Alles draait om de eenvoud.
Haar beha had mij wel aan het denken gezet. Waarom had ze dat ding niet gekocht? Maar misschien was het wel mijn schuld, omdat ik niet mee naar binnen was gegaan zodat ze iemand had die het kledingstuk kon keuren. Terwijl zij altijd wel met mij naar binnen gaat. En dan neemt ze mijn klagen en steunen voor lief want kleding passen is een straf voor mij. Maar ze blijft enthousiast en beheerst de nuance, dus niet direct een oordeel of zo.
Zo van: “Nee Ar, dat kan echt niet!” zonder in de lach te schieten…
Maar ja, een lingeriezaak is wat anders dan een kledingzaak. Daar hangen overal foto’s van dames met minimale bedekking. En die minimale bedekkingen hangen dan weer aan hangertjes in rekken waar je jezelf tussendoor moet manoeuvreren. Wat heb je daar dan als man te zoeken?
Daarom staan wij mannen vaak buiten.
Wat ondergoed betreft hebben wij mannen het een stuk eenvoudiger, mits je niet opgewonden raakt van ondergoed met een merk. Ik kocht altijd mijn ondergoed bij de goedkoopst mogelijke aanbieder, dus niet die van Christiano Ronaldo of Bjorn Borg. Gatverdamme! Nu viel het mij de laatste tijd wel op dat die boxers van mij altijd het eerst slijtage vertoonden op de naad aan de achterkant. Mijn vrouw zette ook haar vraagtekens erbij maar nam met duidelijke minachting genoegen met mijn antwoord: “Wellicht door de te harde winden die mij wel eens ontgaan..” Ik kon er verder ook geen verklaring voor geven maar het hield mij wel bezig. Tot ik ineens boxershorts voorbij zag komen die gemaakt worden van bamboe. Ik herkende mij in de boxers problematiek die in de beschrijving stond en het woordje ‘duurzaam’ was genoeg om mij te doen happen in deze verkoop truc.
Bamboe.. Het zette mij wel aan het denken.
Was dat niet een lekkernij voor pandaberen?
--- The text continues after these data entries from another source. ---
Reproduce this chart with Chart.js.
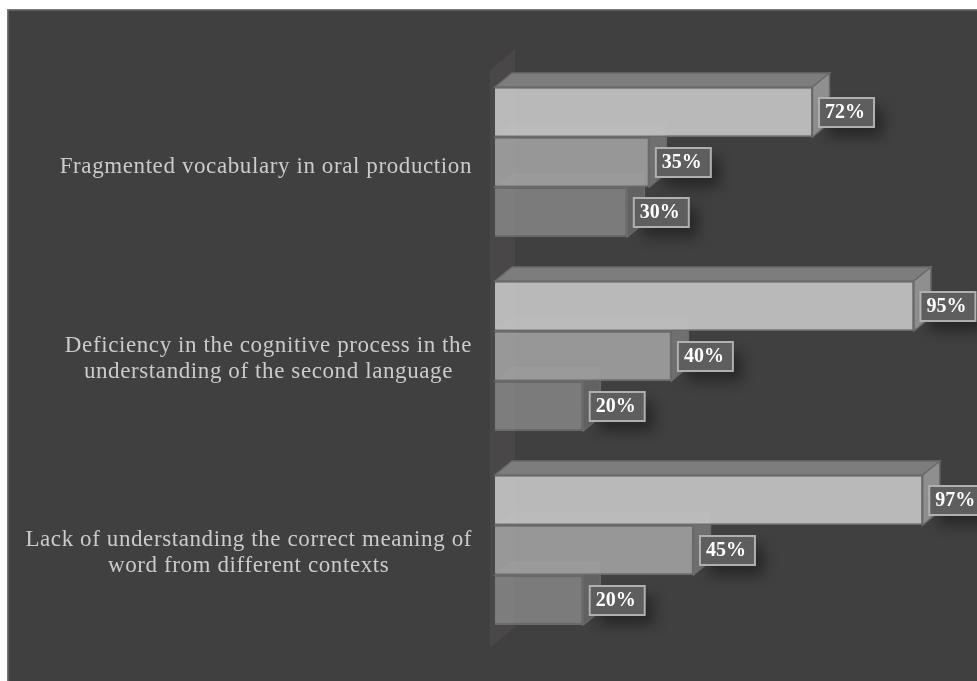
<!DOCTYPE html>
<html>
<head>
<meta charset="utf-8">
<title>Vocabulary difficulties</title>
<script src="https://cdn.jsdelivr.net/npm/chart.js@4"></script>
<style>
    html, body { margin: 0; padding: 0; background: #fff; overflow: hidden; }
    #box { position: absolute; left: 0; top: 0; width: 977px; height: 681px; }
</style>
</head>
<body>
<div id="box"><canvas id="chart"></canvas></div>
<script>
let categories = [
    ["Fragmented vocabulary in oral production"],
    ["Deficiency in the cognitive process in the", "understanding of the second language"],
    ["Lack of understanding the correct meaning of", "word from different contexts"]
];
let seriesA = [72, 95, 97];
let seriesB = [35, 40, 45];
let seriesC = [30, 20, 20];

let frontColors = ["#b9b9b9", "#979797", "#7b7b7b"];
let topColors = ["#7d7d7d", "#747474", "#666666"];
let sideColors = ["#8f8f8f", "#707070", "#626262"];

const depthX = 17;
const depthY = 14;

function fillPoly(ctx, points, fill, stroke) {
    ctx.beginPath();
    points.forEach((p, i) => i ? ctx.lineTo(p[0], p[1]) : ctx.moveTo(p[0], p[1]));
    ctx.closePath();
    ctx.fillStyle = fill;
    ctx.fill();
    if (stroke) {
        ctx.strokeStyle = stroke;
        ctx.lineWidth = 1.5;
        ctx.stroke();
    }
}

/* PANEL, WALL AND BAR DEPTH */
let depthPlugin = {
    id: "depth",
    beforeDatasetsDraw(chart) {
        let ctx = chart.ctx;
        let x0 = chart.scales.x.getPixelForValue(0);
        let area = chart.chartArea;

        ctx.save();
        // back wall the bars stand against
        fillPoly(ctx, [
            [x0 - 5, area.top + 5],
            [x0 + 20, area.top - 16],
            [x0 + 20, area.bottom - 20],
            [x0 - 5, area.bottom + 1]
        ], "#4a4749");

        chart.data.datasets.forEach((ds, d) => {
            chart.getDatasetMeta(d).data.forEach(bar => {
                let top = bar.y - bar.height / 2;
                let bottom = bar.y + bar.height / 2;
                fillPoly(ctx, [
                    [x0, top], [x0 + depthX, top - depthY],
                    [bar.x + depthX, top - depthY], [bar.x, top]
                ], topColors[d], "#6a6a6a");
                fillPoly(ctx, [
                    [bar.x, top], [bar.x + depthX, top - depthY],
                    [bar.x + depthX, bottom - depthY], [bar.x, bottom]
                ], sideColors[d], "#6a6a6a");
            });
        });
        ctx.restore();
    },
    afterDatasetsDraw(chart) {
        let ctx = chart.ctx;
        let x0 = chart.scales.x.getPixelForValue(0);

        ctx.save();
        chart.data.datasets.forEach((ds, d) => {
            chart.getDatasetMeta(d).data.forEach(bar => {
                let top = bar.y - bar.height / 2;
                let bottom = bar.y + bar.height / 2;
                // wall showing faintly through the front faces
                fillPoly(ctx, [[x0 + 1, top + 1], [x0 + 20, top + 1], [x0 + 20, bottom - 1], [x0 + 1, bottom - 1]],
                    "rgba(255,255,255,0.015)");
                // lower bars' top faces showing through the bar above
                if (d > 0) {
                    fillPoly(ctx, [
                        [x0 + 1, top - 1], [x0 + depthX, top - depthY],
                        [bar.x + depthX, top - depthY], [bar.x + depthX, top - 3], [bar.x + 3, top - 1]
                    ], "rgba(255,255,255,0.03)");
                }
            });
        });
        ctx.restore();
    }
};

/* VALUE BOXES AND CATEGORY TEXT */
let labelPlugin = {
    id: "labels",
    beforeDraw(chart) {
        let ctx = chart.ctx;
        ctx.save();
        ctx.fillStyle = "#404040";
        ctx.fillRect(7, 9, chart.width - 7, chart.height - 9);
        ctx.fillStyle = "#7a7a7a";
        ctx.fillRect(7, 9, chart.width - 7, 1.5);
        ctx.fillRect(7, 9, 1.5, chart.height - 9);
        ctx.restore();
    },
    afterDraw(chart) {
        let ctx = chart.ctx;
        let yScale = chart.scales.y;

        ctx.save();
        ctx.font = "23px 'Liberation Serif'";
        ctx.letterSpacing = "0.6px";
        ctx.fillStyle = "#cbcbcb";
        ctx.textAlign = "center";
        ctx.textBaseline = "middle";
        categories.forEach((lines, i) => {
            let widest = Math.max(...lines.map(t => ctx.measureText(t).width));
            let cx = 472 - widest / 2;
            // single lines sit a little lower than the two-line blocks
            let y = yScale.getPixelForTick(i) + (lines.length > 1 ? -10 : 5);
            lines.forEach((t, n) => ctx.fillText(t, cx, y + n * 26));
        });
        ctx.restore();

        chart.data.datasets.forEach((ds, d) => {
            chart.getDatasetMeta(d).data.forEach((bar, i) => {
                let w = 55, h = 29;
                let x = bar.x + 6.5, y = bar.y - h / 2 + 0.5;

                ctx.save();
                // soft shadow under the value box
                ctx.shadowColor = "rgba(0,0,0,0.4)";
                ctx.shadowBlur = 14;
                ctx.shadowOffsetX = 9;
                ctx.shadowOffsetY = 10;
                ctx.fillStyle = "#404040";
                ctx.fillRect(x, y, w, h);
                ctx.restore();

                ctx.save();
                ctx.fillStyle = "rgba(255,255,255,0.16)";
                ctx.fillRect(x, y, w, h);
                ctx.strokeStyle = "#b0b0b0";
                ctx.lineWidth = 2;
                ctx.strokeRect(x, y, w, h);
                ctx.font = "bold 20px 'Liberation Serif'";
                ctx.letterSpacing = "0px";
                ctx.fillStyle = "#ffffff";
                ctx.textAlign = "center";
                ctx.textBaseline = "middle";
                ctx.fillText(ds.data[i] + "%", x + w / 2 - 1.5, bar.y + 1);
                ctx.restore();
            });
        });
    }
};

new Chart(document.getElementById("chart"), {
    type: "bar",
    data: {
        labels: categories,
        datasets: [seriesA, seriesB, seriesC].map((values, d) => ({
            label: "Series " + (d + 1),
            data: values,
            backgroundColor: frontColors[d],
            borderColor: "#6a6a6a",
            borderWidth: 1.5,
            barPercentage: 1,
            categoryPercentage: 150 / 194
        }))
    },
    options: {
        indexAxis: "y",
        responsive: true,
        maintainAspectRatio: false,
        animation: false,
        layout: { padding: { left: 0, right: 41, top: 65, bottom: 34 } },
        plugins: { legend: { display: false }, tooltip: { enabled: false } },
        scales: {
            x: { display: false, min: 0, max: 100 },
            y: {
                grid: { display: false },
                border: { display: false },
                ticks: { display: false },
                afterFit(scale) { scale.width = 495; }
            }
        }
    },
    plugins: [depthPlugin, labelPlugin]
});
</script>
</body>
</html>
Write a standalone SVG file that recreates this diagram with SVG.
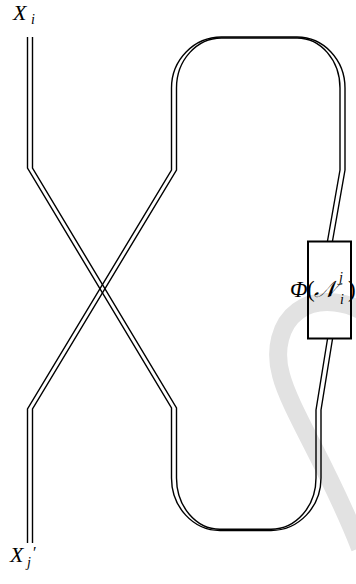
<svg xmlns="http://www.w3.org/2000/svg" width="356" height="584" viewBox="0 0 356 584">
<style>
.ln{fill:none;stroke:#000;stroke-width:1.4;stroke-linejoin:miter}
.box{fill:none;stroke:#000;stroke-width:2}
.m{font-family:"Liberation Serif","DejaVu Serif",serif;font-style:italic;fill:#000}
.r{font-family:"Liberation Serif","DejaVu Serif",serif;fill:#000}
.wm{fill:none;stroke:#e2e2e2;stroke-width:18}
</style>
<rect width="356" height="584" fill="#fff"/>
<path class="wm" d="M372 318 C352 301 318 296 298 311 C280 324 274 350 281 375 C290 410 330 470 360 548"/>
<g id="connectors">
<g id="strand-a">
<path class="ln" d="M27.5 37 V168 L171.5 408 V478 A48.5 52.5 0 0 0 220 530.5 H271 A50 52.5 0 0 0 321 478 V410 L332.5 339"/>
<path class="ln" d="M32.5 37 V168 L176.5 408 V478 A43.5 51.3 0 0 0 220 529.3 H271 A45 51.3 0 0 0 316 478 V410 L327.5 339"/>
</g>
<g id="strand-b">
<path class="ln" d="M27.5 543 V409 L171.5 170 V88 A50 51 0 0 1 221.5 37 H297 A48 51 0 0 1 345 88 V170 L332.5 241"/>
<path class="ln" d="M32.5 543 V409 L176.5 170 V88 A45 50 0 0 1 221.5 38 H297 A43 50 0 0 1 340 88 V170 L327.5 241"/>
</g>
</g>
<g id="node-xi">
<text class="m" x="13" y="20" font-size="22">X</text>
<text class="m" x="31" y="24" font-size="14">i</text>
</g>
<g id="node-xj">
<text class="m" x="10" y="562" font-size="22">X</text>
<text class="m" x="27" y="567" font-size="14">j</text>
<text class="r" x="33" y="558" font-size="16">′</text>
</g>
<g id="node-phi">
<rect class="box" x="308" y="241.5" width="43" height="97"/>
<text class="m" x="290" y="297" font-size="23">Φ</text>
<text class="r" x="307" y="297" font-size="23">(</text>
<text class="m" x="314" y="297" font-size="23">𝒩</text>
<text class="m" x="339" y="282" font-size="14">j</text>
<text class="m" x="340" y="304" font-size="14">i</text>
<text class="r" x="348" y="297" font-size="23">)</text>
</g>
</svg>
Die beesten staan toch op de nominatie om uit te sterven? Geef ik ze dan niet nét het laatste zetje door onderbroeken van bamboe te kopen? Want dan hebben ze minder bamboe om te eten, toch? Een vriend van mij trok mij uit de sloot vol schuldgevoel:
“Ach man, we hebben hier in Nederland maar twee Panda’s rondlopen dus er is genoeg bamboe!”
Enkele dagen later kwamen ze binnen, keurig in een plat doosje en gewikkeld in vloeipapier. De prijs was er ook naar hoor, ik denk dat ik voor de prijs van één voorheen twee tot drie onderbroeken kon kopen. Maar kwaliteit hè, daar gaat het toch wel om in het leven. Ik trok er direct een aan en hoorde wat kraken. Wellicht een verkeerd geweven scheut van de bamboe maar gelukkig bleef het daar bij.
Zonder overhemd liepen we terug richting fiets en we kwamen weer langs de lingeriezaak. “Haal die beha nou, ze verkopen echt geen rommel daar.” zei ik, vastberaden. Ze ging er niet tegenin en even later kwam ze naar buiten met een gezellig tasje waarop ik zei: “Nou, zo moeilijk was het dus niet om door te pakken.”
“Klopt. Het is een mooie beha. En de verkoopster zei dat ik ‘m gewoon moest dragen maar er niet mee moest gaan stofzuigen…”
Ik stond direct stil, pakte het tasje af en liep linea recta terug naar de winkel. Nu ging ik wel naar binnen, zette het tasje op de toonbank met de begeleidende woorden: “Ze hoeft de beha niet!” De verkoopster keek mij verbaasd aan maar voordat ze wat kon zeggen zei ik het:
“Want nu moet ik voortaan stofzuigen!”